(Collection entries)

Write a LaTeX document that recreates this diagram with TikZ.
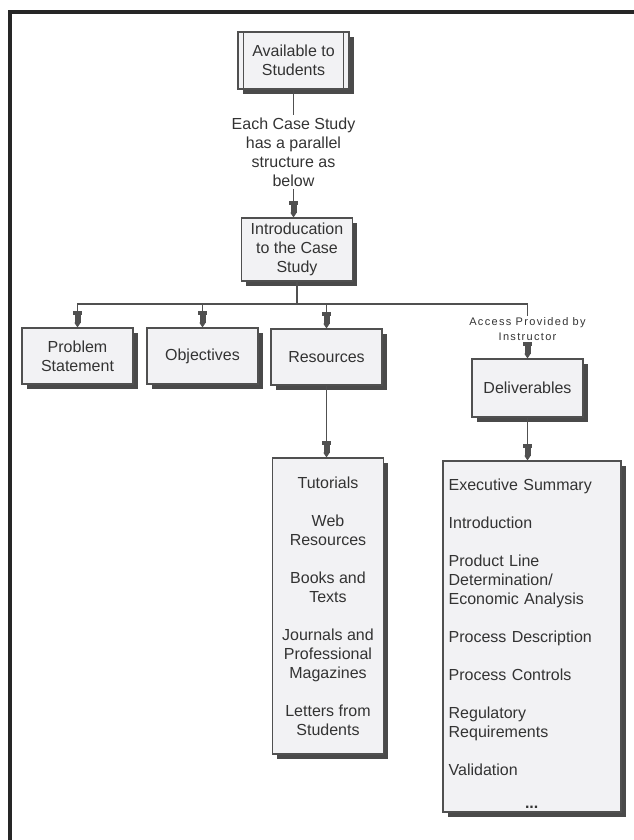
\documentclass[tikz,border=0pt]{standalone}
\usepackage{fontspec}
\setmainfont{Liberation Sans}
\newfontfamily\accessfont[LetterSpace=12]{Liberation Sans}
\usepackage{tikz}
\usetikzlibrary{arrows.meta,shadows}
\definecolor{boxfill}{HTML}{F2F2F4}
\definecolor{boxline}{HTML}{505050}
\definecolor{boxshadow}{HTML}{4A4A4A}
\definecolor{txt}{HTML}{333333}
\newcommand{\boxfont}{\fontsize{12pt}{14.25pt}\selectfont}
\tikzstyle{box}   = [draw=boxline, line width=0.9pt, fill=boxfill, text=txt, align=center, minimum width=83.25pt, inner sep=2pt, font=\boxfont, drop shadow={shadow xshift=3.5pt, shadow yshift=-3.5pt, fill=boxshadow, opacity=1}]
\tikzstyle{conn}  = [draw=boxline, line width=0.8pt]
\tikzstyle{arrow} = [conn, -{Rectangle[length=3.5pt,width=7pt,sep=0pt] Rectangle[length=5.5pt,width=4.5pt,sep=0pt] Triangle[length=3.5pt,width=4.5pt,sep=0pt]}]

\begin{document}
\begin{tikzpicture}[x=0.75pt, y=-0.75pt]
	\useasboundingbox (0,0) rectangle (634,840);
	\draw[line width=3pt, black!85] (9.5,840) -- (9.5,12) -- (634,12);

	\node[box, minimum height=42.75pt] (avail) at (293.5,60.5) {Available to\\Students};
	\draw[boxline, line width=0.9pt] ([xshift=4.5pt]avail.north west) -- ([xshift=4.5pt]avail.south west);
	\draw[boxline, line width=0.9pt] ([xshift=-4.5pt]avail.north east) -- ([xshift=-4.5pt]avail.south east);

	\node[text=txt, align=center, font=\boxfont, inner sep=2pt] (note) at (293.5,152) {Each Case Study\\has a parallel\\structure as\\below};
	\node[box, minimum height=47.25pt] (intro) at (297,249.5) {Introducation\\to the Case\\Study};

	\node[box, minimum height=42pt] (prob) at (77.5,356) {Problem\\Statement};
	\node[box, minimum height=42pt] (obj) at (202.5,356) {Objectives};
	\node[box, minimum height=42pt] (res) at (326.5,357) {Resources};
	\node[text=txt, align=center, font=\accessfont\fontsize{8.25pt}{11.25pt}\selectfont, inner sep=1pt] (access) at (527.5,329.5) {Access Provided by\\Instructor};
	\node[box, minimum height=43.5pt] (deliv) at (527.5,388) {Deliverables};

	\node[box, minimum height=222pt] (rlist) at (328,606) {Tutorials\\[14.25pt]Web\\Resources\\[14.25pt]Books and\\Texts\\[14.25pt]Journals and\\Professional\\Magazines\\[14.25pt]Letters from\\Students};
	\node[box, minimum width=133.5pt, minimum height=263.25pt] (dlist) at (532,636.5) {};
	\node[anchor=north west, text=txt, align=left, text width=124.5pt, font=\boxfont, inner sep=0pt] (dtext) at ([xshift=4.5pt,yshift=-13.5pt]dlist.north west) {Executive Summary\\[14.25pt]Introduction\\[14.25pt]Product Line\\Determination/\\Economic Analysis\\[14.25pt]Process Description\\[14.25pt]Process Controls\\[14.25pt]Regulatory\\Requirements\\[14.25pt]Validation\\[11pt]\hspace*{\fill}\textbf{...}\hspace*{\fill}};

	\coordinate (fork) at (297,304);
	\draw[conn] (avail) -- (note);
	\draw[arrow] (note.south) -- (note.south |- intro.north);
	\draw[conn] (intro.south) -- (fork);
	\draw[arrow] (fork) -| (prob.north);
	\draw[arrow] (fork) -| (obj.north);
	\draw[arrow] (fork) -| (res.north);
	\draw[conn] (fork) -| (access.north);
	\draw[arrow] (access.south) -- (deliv.north);
	\draw[arrow] (res.south) -- (res.south |- rlist.north);
	\draw[arrow] (deliv.south) -- (deliv.south |- dlist.north);
\end{tikzpicture}
\end{document}
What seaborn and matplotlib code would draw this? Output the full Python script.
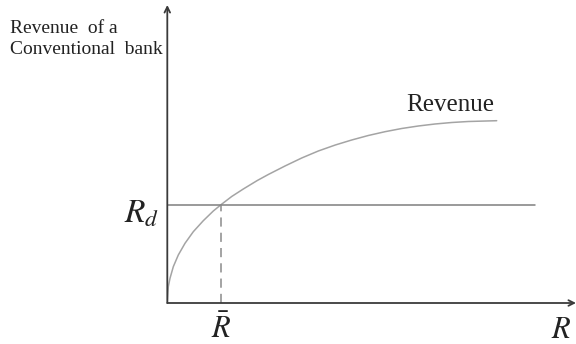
import matplotlib
matplotlib.use("Agg")
import matplotlib.pyplot as plt
import seaborn as sns
import pandas as pd

# revenue curve (arbitrary units)
R = [0, 1.0, 2.7, 6, 11, 17.7, 26, 36, 46, 53.7, 64.4, 76, 90, 101, 117.7,
     134.4, 151, 168, 184.4, 201, 217.7, 234.4, 251, 267.7, 284.4, 301, 329.4]
revenue = [0, 16.3, 24.7, 36.3, 48, 59.7, 71.3, 82.3, 92, 98.3, 106.5, 114,
           122.5, 128.5, 137, 145, 152, 158, 163, 167.5, 171.3, 174.5, 177,
           179, 180.5, 181.5, 182.3]
R_bar = 53.7
R_d = 98.3
R_d_end = 368

sns.set_style("white")
plt.rcParams['font.family'] = ['Liberation Serif', 'DejaVu Serif']
plt.rcParams['mathtext.fontset'] = 'stix'

fig = plt.figure(figsize=(5.76, 3.44), dpi=100)
ax = fig.add_axes([167.3/576, (344-303)/344, (576-167.3)/576, (303-5)/344])
ax.set_xlim(0, 408.7)
ax.set_ylim(0, 298)
ax.axis('off')

df = pd.DataFrame({'R': R, 'Revenue': revenue})
sns.lineplot(data=df, x='R', y='Revenue', ax=ax, color='#a4a4a4', lw=1.1)
ax.plot([0, R_d_end], [R_d, R_d], color='#7f7f7f', lw=1.1)
ax.plot([R_bar, R_bar], [0, R_d], color='#8a8a8a', lw=1.1, dashes=(6, 4))

# axes with arrows
ax.annotate('', xy=(408.7, 0), xytext=(0, 0), annotation_clip=False,
            arrowprops=dict(arrowstyle='->', color='#3a3a3a', lw=1.3, shrinkA=0, shrinkB=0))
ax.annotate('', xy=(0, 298), xytext=(0, 0), annotation_clip=False,
            arrowprops=dict(arrowstyle='->', color='#3a3a3a', lw=1.3, shrinkA=0, shrinkB=0))

ax.text(-157, 270, 'Revenue  of a', ha='left', va='baseline', fontsize=14, color='#222222')
ax.text(-157, 249, 'Conventional  bank', ha='left', va='baseline', fontsize=14, color='#222222')
ax.text(282.5, 192, 'Revenue', ha='center', va='baseline', fontsize=18, color='#222222')
ax.text(-8, R_d - 10, r'$R_d$', ha='right', va='center', fontsize=24, color='#222222')
ax.text(R_bar, -27, r'$\bar{R}$', ha='center', va='center', fontsize=22, color='#222222')
ax.text(394, -28, r'$R$', ha='center', va='center', fontsize=22, color='#222222')

fig.savefig('out.png', dpi=100)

The task: Reproduce each line of the records exactly, and omit every picture.

Result for this exercise:
Write a LaTeX document that recreates this diagram with TikZ.
\documentclass[tikz,border=0pt]{standalone}
\usepackage{fontspec}
\setmainfont{Liberation Sans}
\newfontfamily\accessfont[LetterSpace=12]{Liberation Sans}
\usepackage{tikz}
\usetikzlibrary{arrows.meta,shadows}
\definecolor{boxfill}{HTML}{F2F2F4}
\definecolor{boxline}{HTML}{505050}
\definecolor{boxshadow}{HTML}{4A4A4A}
\definecolor{txt}{HTML}{333333}
\newcommand{\boxfont}{\fontsize{12pt}{14.25pt}\selectfont}
\tikzstyle{box}   = [draw=boxline, line width=0.9pt, fill=boxfill, text=txt, align=center, minimum width=83.25pt, inner sep=2pt, font=\boxfont, drop shadow={shadow xshift=3.5pt, shadow yshift=-3.5pt, fill=boxshadow, opacity=1}]
\tikzstyle{conn}  = [draw=boxline, line width=0.8pt]
\tikzstyle{arrow} = [conn, -{Rectangle[length=3.5pt,width=7pt,sep=0pt] Rectangle[length=5.5pt,width=4.5pt,sep=0pt] Triangle[length=3.5pt,width=4.5pt,sep=0pt]}]

\begin{document}
\begin{tikzpicture}[x=0.75pt, y=-0.75pt]
	\useasboundingbox (0,0) rectangle (634,840);
	\draw[line width=3pt, black!85] (9.5,840) -- (9.5,12) -- (634,12);

	\node[box, minimum height=42.75pt] (avail) at (293.5,60.5) {Available to\\Students};
	\draw[boxline, line width=0.9pt] ([xshift=4.5pt]avail.north west) -- ([xshift=4.5pt]avail.south west);
	\draw[boxline, line width=0.9pt] ([xshift=-4.5pt]avail.north east) -- ([xshift=-4.5pt]avail.south east);

	\node[text=txt, align=center, font=\boxfont, inner sep=2pt] (note) at (293.5,152) {Each Case Study\\has a parallel\\structure as\\below};
	\node[box, minimum height=47.25pt] (intro) at (297,249.5) {Introducation\\to the Case\\Study};

	\node[box, minimum height=42pt] (prob) at (77.5,356) {Problem\\Statement};
	\node[box, minimum height=42pt] (obj) at (202.5,356) {Objectives};
	\node[box, minimum height=42pt] (res) at (326.5,357) {Resources};
	\node[text=txt, align=center, font=\accessfont\fontsize{8.25pt}{11.25pt}\selectfont, inner sep=1pt] (access) at (527.5,329.5) {Access Provided by\\Instructor};
	\node[box, minimum height=43.5pt] (deliv) at (527.5,388) {Deliverables};

	\node[box, minimum height=222pt] (rlist) at (328,606) {Tutorials\\[14.25pt]Web\\Resources\\[14.25pt]Books and\\Texts\\[14.25pt]Journals and\\Professional\\Magazines\\[14.25pt]Letters from\\Students};
	\node[box, minimum width=133.5pt, minimum height=263.25pt] (dlist) at (532,636.5) {};
	\node[anchor=north west, text=txt, align=left, text width=124.5pt, font=\boxfont, inner sep=0pt] (dtext) at ([xshift=4.5pt,yshift=-13.5pt]dlist.north west) {Executive Summary\\[14.25pt]Introduction\\[14.25pt]Product Line\\Determination/\\Economic Analysis\\[14.25pt]Process Description\\[14.25pt]Process Controls\\[14.25pt]Regulatory\\Requirements\\[14.25pt]Validation\\[11pt]\hspace*{\fill}\textbf{...}\hspace*{\fill}};

	\coordinate (fork) at (297,304);
	\draw[conn] (avail) -- (note);
	\draw[arrow] (note.south) -- (note.south |- intro.north);
	\draw[conn] (intro.south) -- (fork);
	\draw[arrow] (fork) -| (prob.north);
	\draw[arrow] (fork) -| (obj.north);
	\draw[arrow] (fork) -| (res.north);
	\draw[conn] (fork) -| (access.north);
	\draw[arrow] (access.south) -- (deliv.north);
	\draw[arrow] (res.south) -- (res.south |- rlist.north);
	\draw[arrow] (deliv.south) -- (deliv.south |- dlist.north);
\end{tikzpicture}
\end{document}
What seaborn and matplotlib code would draw this? Output the full Python script.
import matplotlib
matplotlib.use("Agg")
import matplotlib.pyplot as plt
import seaborn as sns
import pandas as pd

# revenue curve (arbitrary units)
R = [0, 1.0, 2.7, 6, 11, 17.7, 26, 36, 46, 53.7, 64.4, 76, 90, 101, 117.7,
     134.4, 151, 168, 184.4, 201, 217.7, 234.4, 251, 267.7, 284.4, 301, 329.4]
revenue = [0, 16.3, 24.7, 36.3, 48, 59.7, 71.3, 82.3, 92, 98.3, 106.5, 114,
           122.5, 128.5, 137, 145, 152, 158, 163, 167.5, 171.3, 174.5, 177,
           179, 180.5, 181.5, 182.3]
R_bar = 53.7
R_d = 98.3
R_d_end = 368

sns.set_style("white")
plt.rcParams['font.family'] = ['Liberation Serif', 'DejaVu Serif']
plt.rcParams['mathtext.fontset'] = 'stix'

fig = plt.figure(figsize=(5.76, 3.44), dpi=100)
ax = fig.add_axes([167.3/576, (344-303)/344, (576-167.3)/576, (303-5)/344])
ax.set_xlim(0, 408.7)
ax.set_ylim(0, 298)
ax.axis('off')

df = pd.DataFrame({'R': R, 'Revenue': revenue})
sns.lineplot(data=df, x='R', y='Revenue', ax=ax, color='#a4a4a4', lw=1.1)
ax.plot([0, R_d_end], [R_d, R_d], color='#7f7f7f', lw=1.1)
ax.plot([R_bar, R_bar], [0, R_d], color='#8a8a8a', lw=1.1, dashes=(6, 4))

# axes with arrows
ax.annotate('', xy=(408.7, 0), xytext=(0, 0), annotation_clip=False,
            arrowprops=dict(arrowstyle='->', color='#3a3a3a', lw=1.3, shrinkA=0, shrinkB=0))
ax.annotate('', xy=(0, 298), xytext=(0, 0), annotation_clip=False,
            arrowprops=dict(arrowstyle='->', color='#3a3a3a', lw=1.3, shrinkA=0, shrinkB=0))

ax.text(-157, 270, 'Revenue  of a', ha='left', va='baseline', fontsize=14, color='#222222')
ax.text(-157, 249, 'Conventional  bank', ha='left', va='baseline', fontsize=14, color='#222222')
ax.text(282.5, 192, 'Revenue', ha='center', va='baseline', fontsize=18, color='#222222')
ax.text(-8, R_d - 10, r'$R_d$', ha='right', va='center', fontsize=24, color='#222222')
ax.text(R_bar, -27, r'$\bar{R}$', ha='center', va='center', fontsize=22, color='#222222')
ax.text(394, -28, r'$R$', ha='center', va='center', fontsize=22, color='#222222')

fig.savefig('out.png', dpi=100)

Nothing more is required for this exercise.